Contenders such as the Atlanta Braves and Los Angeles Dodgers will look to add to their rosters, while other, less successful big-market organizations hope to add perhaps the final piece to a World Series equation.

The winter meetings can make or break a front office executive's career. Just ask Chaim Bloom, who last offseason let Xander Bogaerts leave for the San Diego Padres, and this winter is jobless. As fun as the winter meetings are for fans, they can be nerve-wracking for those in the thick of it.

The Milwaukee Brewers need to get the MLB Winter Meetings right

After losing Craig Counsell this offseason to the rival Chicago Cubs, Brewers front office executive Matt Arnold cannot afford a poor winter meetings showing. Milwaukee is in an intriguing spot -- they can stand pat and compete for another NL Central crown, or start over with new manager Pat Murphy by trading away some key assets.

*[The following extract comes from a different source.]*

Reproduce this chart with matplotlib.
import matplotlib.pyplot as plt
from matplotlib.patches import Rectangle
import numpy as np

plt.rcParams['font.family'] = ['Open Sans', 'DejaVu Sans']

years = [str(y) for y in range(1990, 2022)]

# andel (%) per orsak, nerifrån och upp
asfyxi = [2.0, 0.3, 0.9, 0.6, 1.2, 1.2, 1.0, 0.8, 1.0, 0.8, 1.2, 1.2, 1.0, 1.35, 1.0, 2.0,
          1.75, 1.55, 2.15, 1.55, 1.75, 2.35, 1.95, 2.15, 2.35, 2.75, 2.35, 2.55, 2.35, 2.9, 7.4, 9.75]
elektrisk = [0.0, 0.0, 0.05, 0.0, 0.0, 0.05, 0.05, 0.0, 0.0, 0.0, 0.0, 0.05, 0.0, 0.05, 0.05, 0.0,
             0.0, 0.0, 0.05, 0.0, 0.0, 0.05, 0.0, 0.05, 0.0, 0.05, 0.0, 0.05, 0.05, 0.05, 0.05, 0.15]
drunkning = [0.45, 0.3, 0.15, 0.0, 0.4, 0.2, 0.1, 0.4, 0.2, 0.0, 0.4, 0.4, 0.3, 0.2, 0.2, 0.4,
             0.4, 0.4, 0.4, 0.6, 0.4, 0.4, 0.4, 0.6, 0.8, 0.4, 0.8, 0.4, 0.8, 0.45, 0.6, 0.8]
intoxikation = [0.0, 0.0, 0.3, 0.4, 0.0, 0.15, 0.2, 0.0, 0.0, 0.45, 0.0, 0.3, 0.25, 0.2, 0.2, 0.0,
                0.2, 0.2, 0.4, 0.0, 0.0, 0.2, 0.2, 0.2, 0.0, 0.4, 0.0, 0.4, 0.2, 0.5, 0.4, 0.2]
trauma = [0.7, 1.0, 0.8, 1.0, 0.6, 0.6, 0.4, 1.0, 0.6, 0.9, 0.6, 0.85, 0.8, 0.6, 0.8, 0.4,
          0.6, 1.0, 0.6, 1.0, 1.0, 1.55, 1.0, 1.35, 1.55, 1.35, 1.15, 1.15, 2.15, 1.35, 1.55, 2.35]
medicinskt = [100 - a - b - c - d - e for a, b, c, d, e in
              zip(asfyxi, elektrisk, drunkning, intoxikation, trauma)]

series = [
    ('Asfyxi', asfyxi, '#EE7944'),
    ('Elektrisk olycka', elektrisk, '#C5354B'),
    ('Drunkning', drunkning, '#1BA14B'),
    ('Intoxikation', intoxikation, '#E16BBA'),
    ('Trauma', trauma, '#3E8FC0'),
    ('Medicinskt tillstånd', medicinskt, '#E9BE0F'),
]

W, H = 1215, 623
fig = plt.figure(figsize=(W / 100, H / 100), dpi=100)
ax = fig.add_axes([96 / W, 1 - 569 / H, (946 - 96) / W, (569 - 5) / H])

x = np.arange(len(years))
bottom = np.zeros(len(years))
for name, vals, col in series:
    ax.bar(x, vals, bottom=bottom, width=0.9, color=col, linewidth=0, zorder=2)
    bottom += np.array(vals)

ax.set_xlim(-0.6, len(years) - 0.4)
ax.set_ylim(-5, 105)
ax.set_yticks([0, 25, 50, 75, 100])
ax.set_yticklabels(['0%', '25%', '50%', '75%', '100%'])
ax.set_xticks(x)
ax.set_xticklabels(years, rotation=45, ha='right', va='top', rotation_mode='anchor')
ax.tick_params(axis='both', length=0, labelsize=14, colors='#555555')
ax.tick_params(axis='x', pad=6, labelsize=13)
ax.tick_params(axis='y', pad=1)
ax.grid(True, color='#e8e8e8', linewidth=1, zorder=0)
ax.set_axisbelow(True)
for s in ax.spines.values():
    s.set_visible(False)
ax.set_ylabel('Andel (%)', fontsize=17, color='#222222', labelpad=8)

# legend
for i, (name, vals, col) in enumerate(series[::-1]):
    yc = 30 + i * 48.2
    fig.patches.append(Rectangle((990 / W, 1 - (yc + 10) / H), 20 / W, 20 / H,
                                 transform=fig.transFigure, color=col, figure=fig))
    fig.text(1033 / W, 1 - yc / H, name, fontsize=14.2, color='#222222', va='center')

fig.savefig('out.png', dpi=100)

The likes of Freddy Peralta, Corbin Burnes and Willy Adames have already been floated in trade talks. Burnes and Peralta would likely net the strongest returns, with the former seemingly on the way out since last spring, when the Brewers arbitration process went sour. FanSided's Robert Murray detailed the Brewers mistake at the time, and what it likely meant:

"It happened again with Corbin Burnes on Tuesday. The Brewers filed at $10.01 million while Burnes requested $10.75 million. The Brewers won the hearing, but a day after the ruling, Burnes met with reporters and sounded off about the process...Going to an arbitration hearing, and ripping the best young pitcher in baseball to his face, over less than $750,000 is not worth it. Sure, it saved the Brewers money now. It saved them money in the future, too," Murray wrote.

For Arnold to save face, he'll have to trade at least Burnes to a contender for a package loaded with prospects or young MLB talent. Adames is also a target, though a down 2023 may force the Brewers to keep him around.